Wednesday, January 15, 2020

Vatican II And The Protestant Liturgical Reform Movement

When I began to ask myself who, besides the Episcopalians and the ELCA, had gone to a three-year liturgy after Vatican II, I was utterly taken aback to find the Wikipedia article I linked yesterday, which listed scores of Protestant denominations worldwide, including all the US main lines, plus others like the Church of the Nazarene, Disciples of Christ, and many more.

Almost as surprising is how little credit it gives to Vatican II for the change:

The Revised Common Lectionary is a lectionary of readings or pericopes from the Bible for use in Protestant Christian worship, making provision for the liturgical year with its pattern of observances of festivals and seasons. It was preceded by the Common Lectionary, assembled in 1983, itself preceded by the COCU Lectionary, published in 1974 by the Consultation on Church Union (COCU). This lectionary was derived from various Protestant lectionaries in current use, which in turn were based on the 1969 Ordo Lectionum Missae, a three-year lectionary produced by the Roman Catholic Church following the reforms of the Second Vatican Council.
The Catholic part is just an oh-by-the-way. A fellow ex Episcopalian convert I know from St Thomas Hollywood days responded to yesterday's post:
In confirmation classes and other settings I was outspoken in acknowledging the Catholic origins of the Lectionary and the Vatican II influence on the contemporary BCP -- to the consternation of some.

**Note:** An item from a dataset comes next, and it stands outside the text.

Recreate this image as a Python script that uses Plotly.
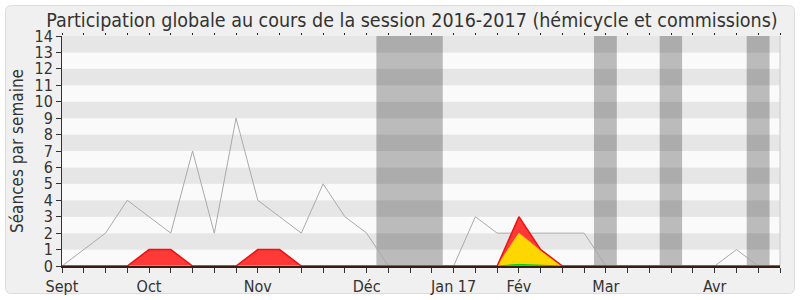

I would say that was part of what pointed me towards conversion. Naively, I thought there were many like me in the Episcopal Church who for those reasons, along with the various reasons there had always been a steady stream of converts, would welcome Anglicanorum coetibus.
But it goes beyond this. Via hobby connections, I'm getting to know an ELCA pastor who'll be retiring this year. When he appears on Facebook posts, he's fully vested in an alb and chasuble. I'd looked this up earlier, and vestment suppliers clearly see a Lutheran market for that style of vestments, which struck me as an innovation. I asked him about this in a different context, and he replied,
When I was growing up, most Lutheran pastors wore surplice, cassock, and stole for Sunday liturgies. "Cassock albs" (with built in amice) became almost universal in the late 1970s, and with the introduction of weekly communion in many parishes with the publication of the Lutheran Book of Worship in 1979, lots of us began wearing chasubles.
He followed up to say that Lutheranism had been Protestantized in the 18th century beyond Luther's intent and stressed with me Luther's belief in the Real Presence. (This is probably consonant with remarks by Bp Barron and Pope Francis that can be construed as Lutheran friendly.)

But what I'm seeing in exchanges like this is that Vatican II appears to have had an enormous, but largely unacknowledged, impact on Protestant thought, to the extent that not only did at least the ELCA revise its liturgy at the same time as TEC revised the BCP, but Lutheran pastors began to vest in alb and chasuble.

How did this occur? Why is so little said of it? If I were William James trying to update The Varieties of Religious Experience, I think I would argue from the effects of Vatican II, which Catholic critics seem to denigrate, but whose full impact may not be seen for many more generations.